THE EXERCISE:
Go through the material and write it all out exactly, minus the pictures.

+===+

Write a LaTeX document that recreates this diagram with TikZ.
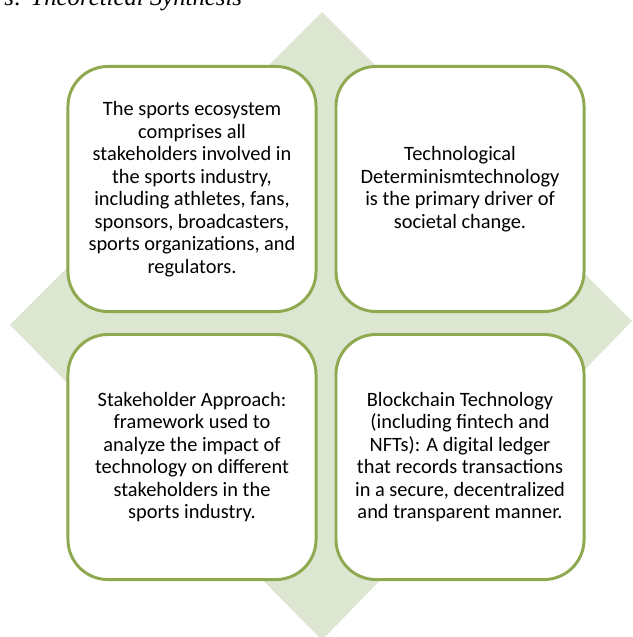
\documentclass[tikz,border=0pt]{standalone}
\usepackage{fontspec}
\setmainfont{Carlito}
\newfontfamily\titlefont{Liberation Serif}
\usetikzlibrary{matrix,backgrounds,positioning}
\definecolor{quadline}{HTML}{8EA94F}
\definecolor{quadfill}{HTML}{DDE6D1}

\begin{document}
\begin{tikzpicture}[x=0.025cm,y=-0.025cm,
  quad/.style={draw=quadline, line width=2.1pt, fill=white, rounded corners=1cm,
    minimum width=6.2cm, minimum height=6.125cm, align=center, outer sep=0pt,
    font=\fontsize{14.5}{16}\selectfont},
]

\useasboundingbox (0,0) rectangle (632,637);
\clip (0,0) rectangle (632,637);

\node[anchor=base east, font=\titlefont\itshape\fontsize{17.6}{20}\selectfont] (title) at (247,6) {s: Theoretical Synthesis};

\matrix[column sep=0.425cm, row sep=0.5cm] (quads) at (326,323) {
  \node[quad] (ecosystem) {The sports ecosystem\\ comprises all\\ stakeholders involved in\\ the sports industry,\\ including athletes, fans,\\ sponsors, broadcasters,\\ sports organizations, and\\ regulators.}; &
  \node[quad] (determinism) {Technological\\ Determinismtechnology\\ is the primary driver of\\ societal change.}; \\
  \node[quad] (stakeholder) {Stakeholder Approach:\\ framework used to\\ analyze the impact of\\ technology on different\\ stakeholders in the\\ sports industry.}; &
  \node[quad] (blockchain) {Blockchain Technology\\ (including fintech and\\ NFTs): A digital ledger\\ that records transactions\\ in a secure, decentralized\\ and transparent manner.}; \\
};

\begin{scope}[on background layer]
\fill[quadfill] (10,325) -- (322,12) -- (632,321) -- (322,640) -- cycle;
\end{scope}

\end{tikzpicture}
\end{document}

+===+

EXPECTED ANSWER:
Write a LaTeX document that recreates this diagram with TikZ.
\documentclass[tikz,border=0pt]{standalone}
\usepackage{fontspec}
\setmainfont{Carlito}
\newfontfamily\titlefont{Liberation Serif}
\usetikzlibrary{matrix,backgrounds,positioning}
\definecolor{quadline}{HTML}{8EA94F}
\definecolor{quadfill}{HTML}{DDE6D1}

\begin{document}
\begin{tikzpicture}[x=0.025cm,y=-0.025cm,
  quad/.style={draw=quadline, line width=2.1pt, fill=white, rounded corners=1cm,
    minimum width=6.2cm, minimum height=6.125cm, align=center, outer sep=0pt,
    font=\fontsize{14.5}{16}\selectfont},
]

\useasboundingbox (0,0) rectangle (632,637);
\clip (0,0) rectangle (632,637);

\node[anchor=base east, font=\titlefont\itshape\fontsize{17.6}{20}\selectfont] (title) at (247,6) {s: Theoretical Synthesis};

\matrix[column sep=0.425cm, row sep=0.5cm] (quads) at (326,323) {
  \node[quad] (ecosystem) {The sports ecosystem\\ comprises all\\ stakeholders involved in\\ the sports industry,\\ including athletes, fans,\\ sponsors, broadcasters,\\ sports organizations, and\\ regulators.}; &
  \node[quad] (determinism) {Technological\\ Determinismtechnology\\ is the primary driver of\\ societal change.}; \\
  \node[quad] (stakeholder) {Stakeholder Approach:\\ framework used to\\ analyze the impact of\\ technology on different\\ stakeholders in the\\ sports industry.}; &
  \node[quad] (blockchain) {Blockchain Technology\\ (including fintech and\\ NFTs): A digital ledger\\ that records transactions\\ in a secure, decentralized\\ and transparent manner.}; \\
};

\begin{scope}[on background layer]
\fill[quadfill] (10,325) -- (322,12) -- (632,321) -- (322,640) -- cycle;
\end{scope}

\end{tikzpicture}
\end{document}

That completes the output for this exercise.